The request: Carry none of the pictures over; write out the complete data exactly.
------
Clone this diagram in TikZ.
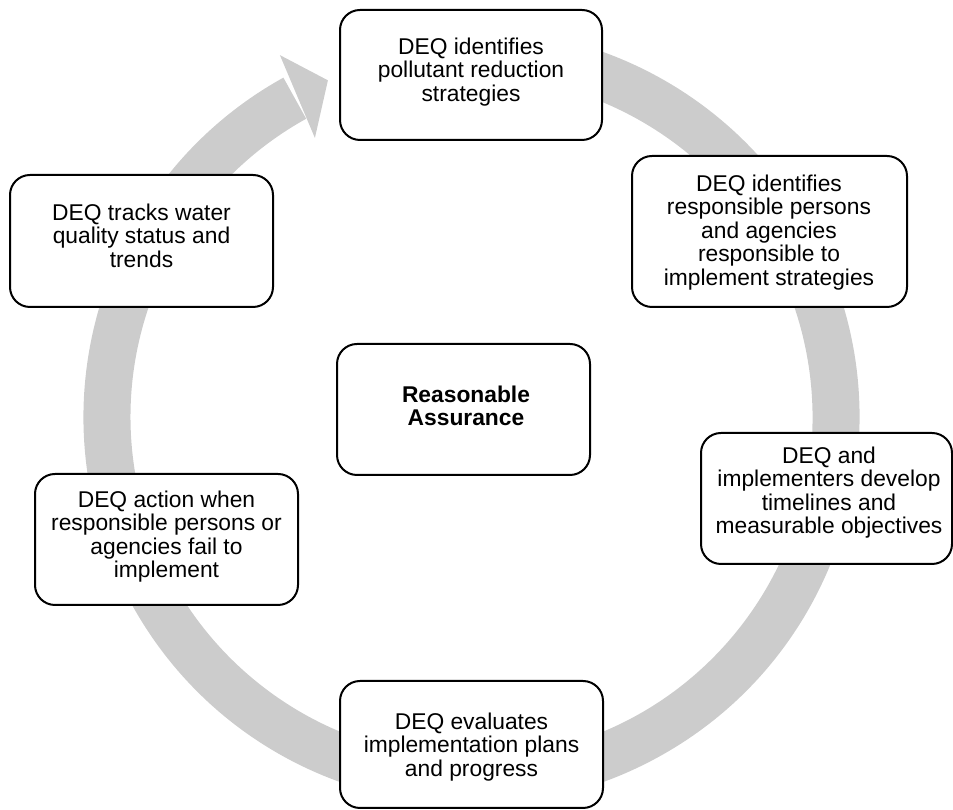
\documentclass[tikz,border=0pt]{standalone}
\usepackage{fontspec}
\setmainfont{Liberation Sans}
\definecolor{ringgray}{HTML}{CCCCCC}
\tikzset{
  cyclebox/.style={draw=black, line width=2pt, fill=white, rounded corners=20pt, inner sep=0pt},
  boxtext/.style={anchor=north, align=center, inner sep=0pt, font=\fontsize{22.8}{23.5}\selectfont},
  ringfill/.style={fill=ringgray, draw=none}
}
\begin{document}
\begin{tikzpicture}[x=1pt,y=1pt]
\useasboundingbox (0,0) rectangle (953,810);
% cycle ring with arrow head
\begin{scope}[shift={(471.5,393)}]
  \fill[ringfill] (119:388) arc[start angle=119, end angle=460, radius=388]
     -- (460:341) arc[start angle=460, end angle=119, radius=341] -- cycle;
  \fill[ringfill] (117.9:409.5) -- (113.1:366) -- (119.3:320) -- cycle;
\end{scope}
% boxes
\node[cyclebox, minimum width=262pt, minimum height=130pt] (b1) at (471,735) {};
\node[cyclebox, minimum width=275pt, minimum height=151pt] (b2) at (769.5,578.5) {};
\node[cyclebox, minimum width=251pt, minimum height=131pt] (b3) at (826.5,311.5) {};
\node[cyclebox, minimum width=263pt, minimum height=127pt] (b4) at (471.5,65.5) {};
\node[cyclebox, minimum width=263pt, minimum height=131pt] (b5) at (166.5,270.5) {};
\node[cyclebox, minimum width=263pt, minimum height=132pt] (b6) at (141.5,569) {};
\node[cyclebox, minimum width=253pt, minimum height=131pt] (bc) at (463.5,400.5) {};
% texts
\node[boxtext] (t1) at (471,773) {\rule{0pt}{17pt}DEQ identifies\\pollutant reduction\\strategies};
\node[boxtext] (t2) at (769,636) {\rule{0pt}{17pt}DEQ identifies\\responsible persons\\and agencies\\responsible to\\implement strategies};
\node[boxtext] (t3) at (829,364) {\rule{0pt}{17pt}DEQ and\\implementers develop\\timelines and\\measurable objectives};
\node[boxtext] (t4) at (471.5,98) {\rule{0pt}{17pt}DEQ evaluates\\implementation plans\\and progress};
\node[boxtext] (t5) at (166.5,320) {\rule{0pt}{17pt}DEQ action when\\responsible persons or\\agencies fail to\\implement};
\node[boxtext] (t6) at (141.5,607) {\rule{0pt}{17pt}DEQ tracks water\\quality status and\\trends};
\node[boxtext, font=\fontsize{22.8}{23.5}\selectfont\bfseries] (tc) at (466,425) {\rule{0pt}{17pt}Reasonable\\Assurance};
\end{tikzpicture}
\end{document}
------
Task answer:
Clone this diagram in TikZ.
\documentclass[tikz,border=0pt]{standalone}
\usepackage{fontspec}
\setmainfont{Liberation Sans}
\definecolor{ringgray}{HTML}{CCCCCC}
\tikzset{
  cyclebox/.style={draw=black, line width=2pt, fill=white, rounded corners=20pt, inner sep=0pt},
  boxtext/.style={anchor=north, align=center, inner sep=0pt, font=\fontsize{22.8}{23.5}\selectfont},
  ringfill/.style={fill=ringgray, draw=none}
}
\begin{document}
\begin{tikzpicture}[x=1pt,y=1pt]
\useasboundingbox (0,0) rectangle (953,810);
% cycle ring with arrow head
\begin{scope}[shift={(471.5,393)}]
  \fill[ringfill] (119:388) arc[start angle=119, end angle=460, radius=388]
     -- (460:341) arc[start angle=460, end angle=119, radius=341] -- cycle;
  \fill[ringfill] (117.9:409.5) -- (113.1:366) -- (119.3:320) -- cycle;
\end{scope}
% boxes
\node[cyclebox, minimum width=262pt, minimum height=130pt] (b1) at (471,735) {};
\node[cyclebox, minimum width=275pt, minimum height=151pt] (b2) at (769.5,578.5) {};
\node[cyclebox, minimum width=251pt, minimum height=131pt] (b3) at (826.5,311.5) {};
\node[cyclebox, minimum width=263pt, minimum height=127pt] (b4) at (471.5,65.5) {};
\node[cyclebox, minimum width=263pt, minimum height=131pt] (b5) at (166.5,270.5) {};
\node[cyclebox, minimum width=263pt, minimum height=132pt] (b6) at (141.5,569) {};
\node[cyclebox, minimum width=253pt, minimum height=131pt] (bc) at (463.5,400.5) {};
% texts
\node[boxtext] (t1) at (471,773) {\rule{0pt}{17pt}DEQ identifies\\pollutant reduction\\strategies};
\node[boxtext] (t2) at (769,636) {\rule{0pt}{17pt}DEQ identifies\\responsible persons\\and agencies\\responsible to\\implement strategies};
\node[boxtext] (t3) at (829,364) {\rule{0pt}{17pt}DEQ and\\implementers develop\\timelines and\\measurable objectives};
\node[boxtext] (t4) at (471.5,98) {\rule{0pt}{17pt}DEQ evaluates\\implementation plans\\and progress};
\node[boxtext] (t5) at (166.5,320) {\rule{0pt}{17pt}DEQ action when\\responsible persons or\\agencies fail to\\implement};
\node[boxtext] (t6) at (141.5,607) {\rule{0pt}{17pt}DEQ tracks water\\quality status and\\trends};
\node[boxtext, font=\fontsize{22.8}{23.5}\selectfont\bfseries] (tc) at (466,425) {\rule{0pt}{17pt}Reasonable\\Assurance};
\end{tikzpicture}
\end{document}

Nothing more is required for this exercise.